Joel Greenblatt’s magic formula defines Return on Capital as ROC = EBIT / (Net fixed Assets + Working Capital). Many have contested that the formula works and is a great tool to use when searching for undervalued stocks. Mr. Greenblatt is the founder of Gatham Capital and is one of the premier value investors in the world. That said on the magic formula which is described in “the little book that beats the market.” There are nine rules to follow which Greenblatt claims will beat the S&P 500 (S&P Indices:.INX) 96% of the time, and has averaged a 17-year annual return of 30.8%. The nine rules are described as:
- Establish a minimum market capitalization (usually greater than $50 million).
- Exclude utility and financial stocks
- Exclude foreign companies (American Depositary Receipts)
- Determine company’s earnings yield = EBIT / enterprise value.
- Determine company’s return on capital = ebit / (net fixed assets + working capital)
- Rank all companies above chosen market capitalization by highest earnings yield and highest return on capital (ranked as percentages).
- Invest in 20–30 highest ranked companies, accumulating 2–3 positions per month over a 12-month period.
- Re-balance portfolio once per year, selling losers one week before the year-mark and winners one week after the year mark.
- Continue over a long-term (3–5+ year) period.
The formula is well-known and there is no questioning its consistency against the S&P 500 (S&P Indices:.INX). However, when factoring ROC it appears that it would be more prudent to use a 3 or 5-year average to better show the company’s ability to allocate capital and make profitable investments (as we have suggested in the past). Therefore we ask, ‘Could Joel Greenblatt’s Magic Formula Be Improved By Averaging ROC?’ When comparing different ROC term values for companies in the finance, technology and consumer staples, there was some interesting data revealed. Please see table below:
Company 1YR ROC 3YR ROC 5YR ROC
JPMorgan Chase & Co. (NYSE:JPM) 2.10% 1.79% 1.72%
Morgan Stanley (NYSE:MS) 0.88% 0.74% 0.59%
Intel Corporation (NASDAQ:INTC) 24.76% 19.70% 17.63%
QUALCOMM, Inc. (NASDAQ:QCOM) 19.94% 17.61% 16.01%
The Procter & Gamble Company (NYSE:PG) 11.83% 12.95% 13.10%
L’Oreal (EPA:OR) 14.04% 13.00% 13.46%
When looking at the numbers it appears that the financials have more of an applicable ROC when using a 3-year or 5-year average. The numbers come down and are more consistent with real ROC, as opposed to just one year that can fluctuate due a variety of reasons. Most notably we see this discrepancy with Intel and Qualcomm, both companies’ 3 and 5-year average are significantly lower than the 1-year ROC value.
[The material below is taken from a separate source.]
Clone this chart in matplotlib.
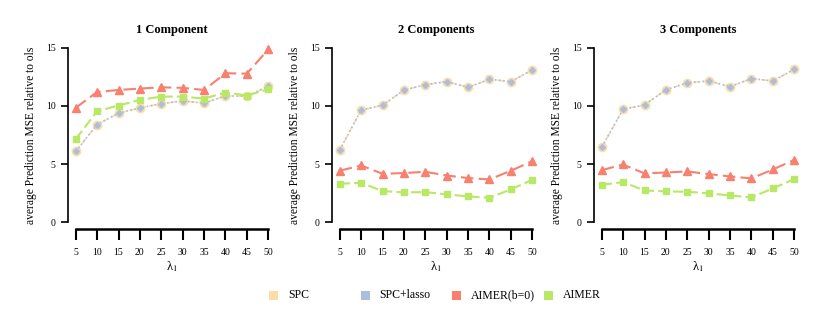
import matplotlib
matplotlib.use("Agg")
import matplotlib.pyplot as plt
from matplotlib.patches import Rectangle

plt.rcParams['font.family'] = ['Liberation Serif', 'DejaVu Serif']
plt.rcParams['mathtext.fontset'] = 'stix'

lam = [5, 10, 15, 20, 25, 30, 35, 40, 45, 50]
titles = ["1 Component", "2 Components", "3 Components"]

spc = [
    [6.08, 8.40, 9.38, 9.84, 10.20, 10.44, 10.24, 10.87, 10.84, 11.70],
    [6.20, 9.64, 10.07, 11.36, 11.84, 12.10, 11.61, 12.30, 12.10, 13.10],
    [6.45, 9.72, 10.09, 11.39, 11.99, 12.16, 11.67, 12.36, 12.16, 13.16],
]
spc_lasso = [
    [6.08, 8.40, 9.38, 9.84, 10.20, 10.44, 10.24, 10.87, 10.84, 11.70],
    [6.20, 9.64, 10.07, 11.36, 11.84, 12.10, 11.61, 12.30, 12.10, 13.10],
    [6.45, 9.72, 10.09, 11.39, 11.99, 12.16, 11.67, 12.36, 12.16, 13.16],
]
aimer_b0 = [
    [9.84, 11.21, 11.38, 11.50, 11.61, 11.56, 11.38, 12.82, 12.79, 14.88],
    [4.42, 4.88, 4.16, 4.22, 4.33, 4.01, 3.79, 3.67, 4.42, 5.25],
    [4.47, 4.96, 4.19, 4.27, 4.36, 4.13, 3.93, 3.76, 4.53, 5.36],
]
aimer = [
    [7.14, 9.55, 10.04, 10.52, 10.81, 10.81, 10.64, 11.16, 10.90, 11.44],
    [3.30, 3.38, 2.67, 2.55, 2.58, 2.38, 2.21, 2.09, 2.81, 3.64],
    [3.21, 3.44, 2.72, 2.64, 2.61, 2.47, 2.29, 2.12, 2.90, 3.70],
]

names = ["SPC", "SPC+lasso", "AIMER(b=0)", "AIMER"]
colors = ["#FDDCA8", "#A9BFDD", "#F8806F", "#B8E865"]

W, H = 830, 312
fig = plt.figure(figsize=(W / 100, H / 100), dpi=100)
lefts = [68, 332, 594]

for i in range(3):
    ax = fig.add_axes([lefts[i] / W, (H - 229) / H, 208 / W, 188 / H])
    ax.plot(lam, spc[i], color=colors[0], ls=(0, (4, 2)), lw=1.2,
            marker="o", ms=6, zorder=2)
    ax.plot(lam, spc_lasso[i], color=colors[1], ls=(0, (1, 1.5)), lw=1.2,
            marker="D", ms=3, zorder=3)
    ax.plot(lam, aimer_b0[i], color=colors[2], ls=(0, (6, 2.5)), lw=1.5,
            marker="^", ms=6, zorder=4)
    ax.plot(lam, aimer[i], color=colors[3], ls=(0, (5, 2)), lw=1.5,
            marker="s", ms=5, zorder=4)
    ax.set_xlim(3.2, 51.8)
    ax.set_ylim(-0.6, 15.6)
    ax.set_xticks(lam)
    ax.set_yticks([0, 5, 10, 15])
    for s in ["top", "right"]:
        ax.spines[s].set_visible(False)
    ax.spines["left"].set_bounds(0, 15)
    ax.spines["bottom"].set_bounds(5, 50)
    ax.spines["bottom"].set_linewidth(1.8)
    ax.spines["left"].set_linewidth(1.2)
    ax.tick_params(axis="x", length=8, width=1.5, pad=6, labelsize=7)
    ax.tick_params(axis="y", length=5, width=1.2, pad=4, labelsize=7)
    ax.set_title(titles[i], fontsize=9, fontweight="bold", pad=6)
    ax.set_ylabel("average Prediction MSE relative to ols", fontsize=8.3, labelpad=6)
    ax.set_xlabel("λ$_1$", fontsize=9, labelpad=1)

# legend entries, evenly spaced as in the reference
for k, (name, c) in enumerate(zip(names, colors)):
    x0 = 269 + k * 91.5
    fig.add_artist(Rectangle((x0 / W, (H - 300) / H), 9 / W, 9 / H,
                             transform=fig.transFigure, facecolor=c, edgecolor="none"))
    fig.text((x0 + 19) / W, (H - 295) / H, name, fontsize=8.5, va="center", ha="left")

fig.savefig("out.png", dpi=100)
Intel Corporation (NASDAQ:INTC) really emphasizes the issue at hand, as its 1-year ROC is 24.76%, while its 5-year ROC was 17.63% – over a 7% difference.
When applying Joel Greenblatt’s magic formula, it is only wise to consider a 3 to 5-year ROC as it is much more indicative of the company’s ability to generate returns. Moreover, it provides investors with a more useful and accurate input into the formula when making an investment decision. There is too much inconsistency in the numbers when applying a simple 1-year ROC. By the investor utilizing a longer-term ROC more accurate results will likely be generated.